▶ [Directions]:
Images are not part of the copy; write out the rest of the data exactly as given.

▶ [Given entries]:

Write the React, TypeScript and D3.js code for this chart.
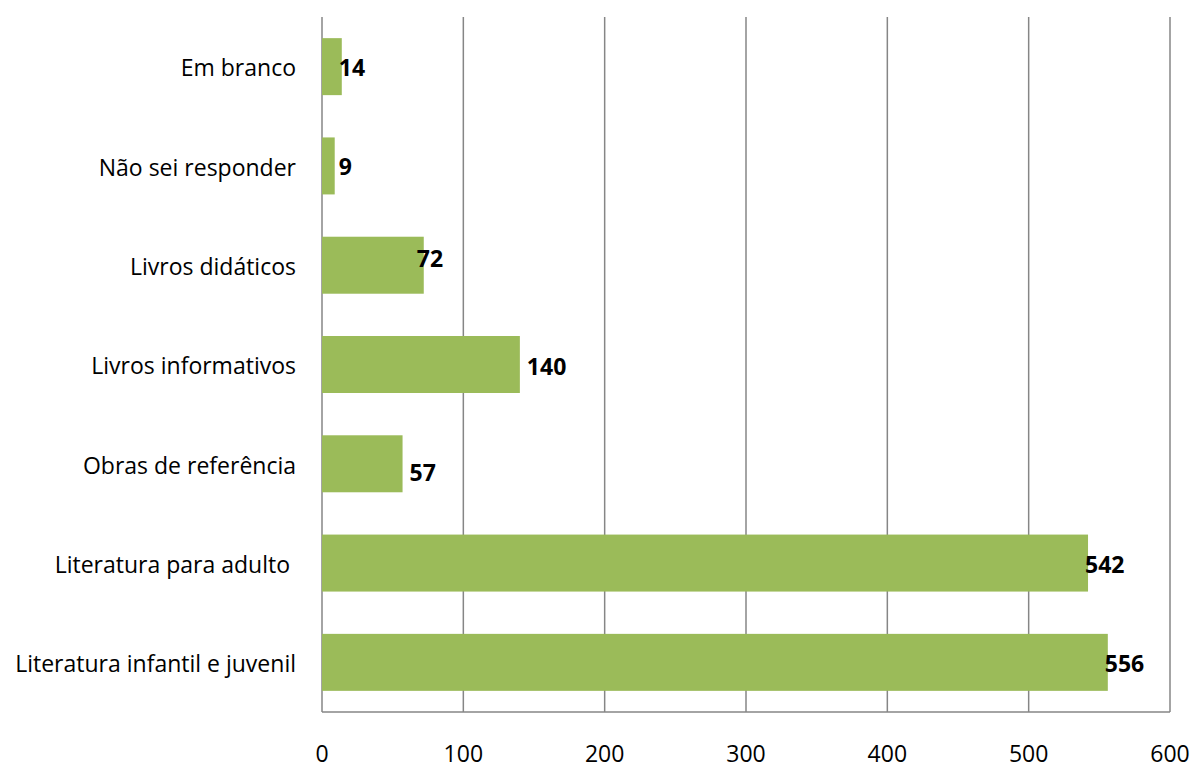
import { useEffect, useRef } from "react";
import * as d3 from "d3";

// categories top to bottom, as in the chart
const categories = [
  "Em branco",
  "Não sei responder",
  "Livros didáticos",
  "Livros informativos",
  "Obras de referência",
  "Literatura para adulto ",
  "Literatura infantil e juvenil",
];
const counts = [14, 9, 72, 140, 57, 542, 556];
const xTicks = [0, 100, 200, 300, 400, 500, 600];

// hand-placed label offsets (dx, dy) from bar end / band centre
const labelNudge: [number, number][] = [
  [-3, 1],
  [4, 1],
  [-7, -6],
  [7, 2],
  [7, 9],
  [-3, 2],
  [-3, 1],
];

const App = () => {
  const chartRef = useRef<HTMLDivElement>(null);

  useEffect(() => {
    document.body.style.margin = "0";
    const width = 1195;
    const height = 764;
    const left = 322;
    const right = 1170;
    const top = 17;
    const bottom = 712;
    const font = "'Open Sans', sans-serif";
    const fontSize = 23;

    const svg = d3
      .select(chartRef.current)
      .append("svg")
      .attr("width", width)
      .attr("height", height)
      .style("display", "block");

    const x = d3.scaleLinear().domain([0, 600]).range([left, right]);
    const y = d3
      .scaleBand()
      .domain(categories)
      .range([top, bottom])
      .paddingInner(0.426)
      .paddingOuter(0.213);

    // gridlines
    svg
      .append("g")
      .selectAll("line")
      .data(xTicks)
      .join("line")
      .attr("x1", (d) => x(d))
      .attr("x2", (d) => x(d))
      .attr("y1", top)
      .attr("y2", bottom)
      .attr("stroke", "#868686")
      .attr("stroke-width", 1.5);

    // bottom axis line
    svg
      .append("line")
      .attr("x1", left)
      .attr("x2", right)
      .attr("y1", bottom)
      .attr("y2", bottom)
      .attr("stroke", "#868686")
      .attr("stroke-width", 1.5);

    // bars
    svg
      .append("g")
      .selectAll("rect")
      .data(counts)
      .join("rect")
      .attr("x", x(0))
      .attr("y", (_, i) => y(categories[i])!)
      .attr("width", (d) => x(d) - x(0))
      .attr("height", y.bandwidth())
      .attr("fill", "#9BBB59");

    // value labels
    svg
      .append("g")
      .selectAll("text")
      .data(counts)
      .join("text")
      .attr("x", (d, i) => x(d) + labelNudge[i][0])
      .attr("y", (_, i) => y(categories[i])! + y.bandwidth() / 2 + labelNudge[i][1])
      .attr("dy", "0.36em")
      .attr("font-family", font)
      .attr("font-size", fontSize)
      .attr("font-weight", "bold")
      .attr("fill", "#000")
      .text((d) => d);

    // category labels
    svg
      .append("g")
      .selectAll("text")
      .data(categories)
      .join("text")
      .attr("x", left - 26)
      .attr("y", (d) => y(d)! + y.bandwidth() / 2 + 1.5)
      .attr("dy", "0.36em")
      .attr("text-anchor", "end")
      .attr("font-family", font)
      .attr("font-size", fontSize)
      .attr("fill", "#000")
      .style("white-space", "pre")
      .text((d) => d);

    // x tick labels
    svg
      .append("g")
      .selectAll("text")
      .data(xTicks)
      .join("text")
      .attr("x", (d) => x(d))
      .attr("y", 754)
      .attr("dy", "0.36em")
      .attr("text-anchor", "middle")
      .attr("font-family", font)
      .attr("font-size", fontSize)
      .attr("fill", "#000")
      .text((d) => d);

    return () => {
      d3.select(chartRef.current).selectAll("*").remove();
    };
  }, []);

  return <div ref={chartRef}></div>;
};

export default App;
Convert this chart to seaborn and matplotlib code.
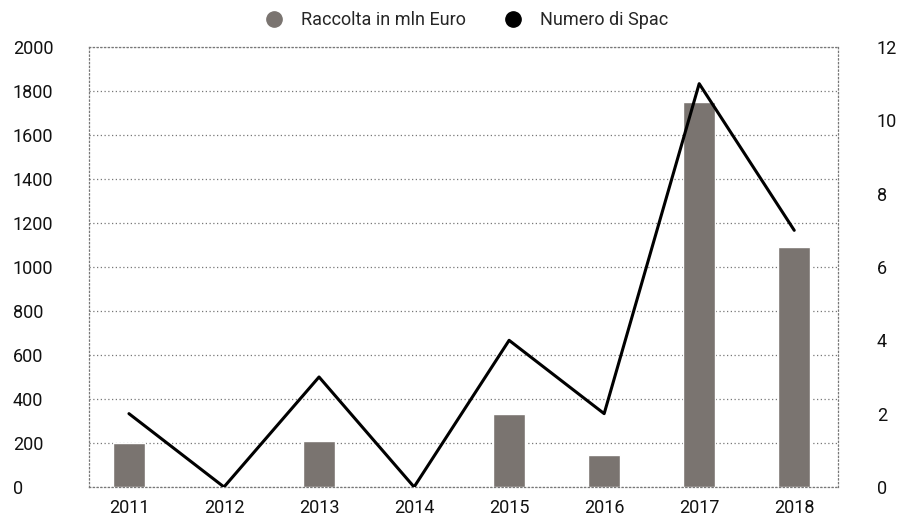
import numpy as np
import matplotlib.pyplot as plt
import seaborn as sns
from matplotlib.lines import Line2D

# data
YEARS = ['2011', '2012', '2013', '2014', '2015', '2016', '2017', '2018']
RACCOLTA = [200, 0, 210, 0, 330, 145, 1750, 1090]   # mln Euro (left axis)
NUM_SPAC = [2, 0, 3, 0, 4, 2, 11, 7]                  # right axis
LEFT_TICKS = list(range(0, 2001, 200))
RIGHT_TICKS = list(range(0, 13, 2))

BAR_COLOR = '#7a7470'
GRID_COLOR = '#777777'
DOTS = (0, (1, 2))

sns.set_theme(style='white')
plt.rcParams['font.family'] = ['Roboto', 'DejaVu Sans']

fig = plt.figure(figsize=(9.15, 5.21), dpi=100)
ax = fig.add_axes([0.0973, 0.0653, 0.8185, 0.8445])

sns.barplot(x=YEARS, y=RACCOLTA, color=BAR_COLOR, saturation=1, width=0.34, ax=ax)
ax.set_ylim(0, 2000)
ax.set_xlim(-0.42, 7.46)
ax.set_yticks(LEFT_TICKS)
ax.set_yticklabels([str(t) for t in LEFT_TICKS], ha='left')
ax.tick_params(axis='y', length=0, pad=55, labelsize=13, colors='#111111')
ax.tick_params(axis='x', length=0, pad=9, labelsize=13, colors='#111111')
ax.set_xlabel('')
ax.set_ylabel('')
ax.yaxis.grid(True, linestyle=DOTS, color=GRID_COLOR, linewidth=0.9)
ax.set_axisbelow(True)
for s in ax.spines.values():
    s.set_visible(True)
    s.set_linestyle(DOTS)
    s.set_color(GRID_COLOR)
    s.set_linewidth(0.9)

ax2 = ax.twinx()
sns.lineplot(x=np.arange(len(YEARS)), y=NUM_SPAC, color='black', linewidth=2.2, ax=ax2)
ax2.set_ylim(0, 12)
ax2.set_xlim(-0.42, 7.46)
ax2.set_yticks(RIGHT_TICKS)
ax2.tick_params(axis='y', length=0, pad=28, labelsize=13, colors='#111111')
ax2.set_ylabel('')
for s in ax2.spines.values():
    s.set_visible(False)

handles = [
    Line2D([], [], marker='o', linestyle='', markersize=11, color=BAR_COLOR, label='Raccolta in mln Euro'),
    Line2D([], [], marker='o', linestyle='', markersize=11, color='black', label='Numero di Spac'),
]
fig.legend(handles=handles, loc='upper center', bbox_to_anchor=(0.505, 1.01), ncol=2,
           frameon=False, fontsize=13, handletextpad=0.5, columnspacing=1.6)

fig.savefig('out.png', dpi=100)
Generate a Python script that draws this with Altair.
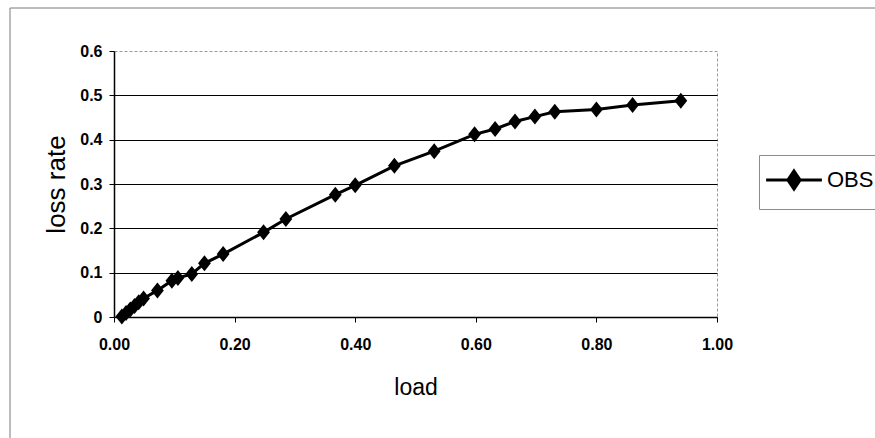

▶ [Task response]:
Write the React, TypeScript and D3.js code for this chart.
import { useEffect, useRef } from "react";
import * as d3 from "d3";

// categories top to bottom, as in the chart
const categories = [
  "Em branco",
  "Não sei responder",
  "Livros didáticos",
  "Livros informativos",
  "Obras de referência",
  "Literatura para adulto ",
  "Literatura infantil e juvenil",
];
const counts = [14, 9, 72, 140, 57, 542, 556];
const xTicks = [0, 100, 200, 300, 400, 500, 600];

// hand-placed label offsets (dx, dy) from bar end / band centre
const labelNudge: [number, number][] = [
  [-3, 1],
  [4, 1],
  [-7, -6],
  [7, 2],
  [7, 9],
  [-3, 2],
  [-3, 1],
];

const App = () => {
  const chartRef = useRef<HTMLDivElement>(null);

  useEffect(() => {
    document.body.style.margin = "0";
    const width = 1195;
    const height = 764;
    const left = 322;
    const right = 1170;
    const top = 17;
    const bottom = 712;
    const font = "'Open Sans', sans-serif";
    const fontSize = 23;

    const svg = d3
      .select(chartRef.current)
      .append("svg")
      .attr("width", width)
      .attr("height", height)
      .style("display", "block");

    const x = d3.scaleLinear().domain([0, 600]).range([left, right]);
    const y = d3
      .scaleBand()
      .domain(categories)
      .range([top, bottom])
      .paddingInner(0.426)
      .paddingOuter(0.213);

    // gridlines
    svg
      .append("g")
      .selectAll("line")
      .data(xTicks)
      .join("line")
      .attr("x1", (d) => x(d))
      .attr("x2", (d) => x(d))
      .attr("y1", top)
      .attr("y2", bottom)
      .attr("stroke", "#868686")
      .attr("stroke-width", 1.5);

    // bottom axis line
    svg
      .append("line")
      .attr("x1", left)
      .attr("x2", right)
      .attr("y1", bottom)
      .attr("y2", bottom)
      .attr("stroke", "#868686")
      .attr("stroke-width", 1.5);

    // bars
    svg
      .append("g")
      .selectAll("rect")
      .data(counts)
      .join("rect")
      .attr("x", x(0))
      .attr("y", (_, i) => y(categories[i])!)
      .attr("width", (d) => x(d) - x(0))
      .attr("height", y.bandwidth())
      .attr("fill", "#9BBB59");

    // value labels
    svg
      .append("g")
      .selectAll("text")
      .data(counts)
      .join("text")
      .attr("x", (d, i) => x(d) + labelNudge[i][0])
      .attr("y", (_, i) => y(categories[i])! + y.bandwidth() / 2 + labelNudge[i][1])
      .attr("dy", "0.36em")
      .attr("font-family", font)
      .attr("font-size", fontSize)
      .attr("font-weight", "bold")
      .attr("fill", "#000")
      .text((d) => d);

    // category labels
    svg
      .append("g")
      .selectAll("text")
      .data(categories)
      .join("text")
      .attr("x", left - 26)
      .attr("y", (d) => y(d)! + y.bandwidth() / 2 + 1.5)
      .attr("dy", "0.36em")
      .attr("text-anchor", "end")
      .attr("font-family", font)
      .attr("font-size", fontSize)
      .attr("fill", "#000")
      .style("white-space", "pre")
      .text((d) => d);

    // x tick labels
    svg
      .append("g")
      .selectAll("text")
      .data(xTicks)
      .join("text")
      .attr("x", (d) => x(d))
      .attr("y", 754)
      .attr("dy", "0.36em")
      .attr("text-anchor", "middle")
      .attr("font-family", font)
      .attr("font-size", fontSize)
      .attr("fill", "#000")
      .text((d) => d);

    return () => {
      d3.select(chartRef.current).selectAll("*").remove();
    };
  }, []);

  return <div ref={chartRef}></div>;
};

export default App;
Convert this chart to seaborn and matplotlib code.
import numpy as np
import matplotlib.pyplot as plt
import seaborn as sns
from matplotlib.lines import Line2D

# data
YEARS = ['2011', '2012', '2013', '2014', '2015', '2016', '2017', '2018']
RACCOLTA = [200, 0, 210, 0, 330, 145, 1750, 1090]   # mln Euro (left axis)
NUM_SPAC = [2, 0, 3, 0, 4, 2, 11, 7]                  # right axis
LEFT_TICKS = list(range(0, 2001, 200))
RIGHT_TICKS = list(range(0, 13, 2))

BAR_COLOR = '#7a7470'
GRID_COLOR = '#777777'
DOTS = (0, (1, 2))

sns.set_theme(style='white')
plt.rcParams['font.family'] = ['Roboto', 'DejaVu Sans']

fig = plt.figure(figsize=(9.15, 5.21), dpi=100)
ax = fig.add_axes([0.0973, 0.0653, 0.8185, 0.8445])

sns.barplot(x=YEARS, y=RACCOLTA, color=BAR_COLOR, saturation=1, width=0.34, ax=ax)
ax.set_ylim(0, 2000)
ax.set_xlim(-0.42, 7.46)
ax.set_yticks(LEFT_TICKS)
ax.set_yticklabels([str(t) for t in LEFT_TICKS], ha='left')
ax.tick_params(axis='y', length=0, pad=55, labelsize=13, colors='#111111')
ax.tick_params(axis='x', length=0, pad=9, labelsize=13, colors='#111111')
ax.set_xlabel('')
ax.set_ylabel('')
ax.yaxis.grid(True, linestyle=DOTS, color=GRID_COLOR, linewidth=0.9)
ax.set_axisbelow(True)
for s in ax.spines.values():
    s.set_visible(True)
    s.set_linestyle(DOTS)
    s.set_color(GRID_COLOR)
    s.set_linewidth(0.9)

ax2 = ax.twinx()
sns.lineplot(x=np.arange(len(YEARS)), y=NUM_SPAC, color='black', linewidth=2.2, ax=ax2)
ax2.set_ylim(0, 12)
ax2.set_xlim(-0.42, 7.46)
ax2.set_yticks(RIGHT_TICKS)
ax2.tick_params(axis='y', length=0, pad=28, labelsize=13, colors='#111111')
ax2.set_ylabel('')
for s in ax2.spines.values():
    s.set_visible(False)

handles = [
    Line2D([], [], marker='o', linestyle='', markersize=11, color=BAR_COLOR, label='Raccolta in mln Euro'),
    Line2D([], [], marker='o', linestyle='', markersize=11, color='black', label='Numero di Spac'),
]
fig.legend(handles=handles, loc='upper center', bbox_to_anchor=(0.505, 1.01), ncol=2,
           frameon=False, fontsize=13, handletextpad=0.5, columnspacing=1.6)

fig.savefig('out.png', dpi=100)
Generate a Python script that draws this with Altair.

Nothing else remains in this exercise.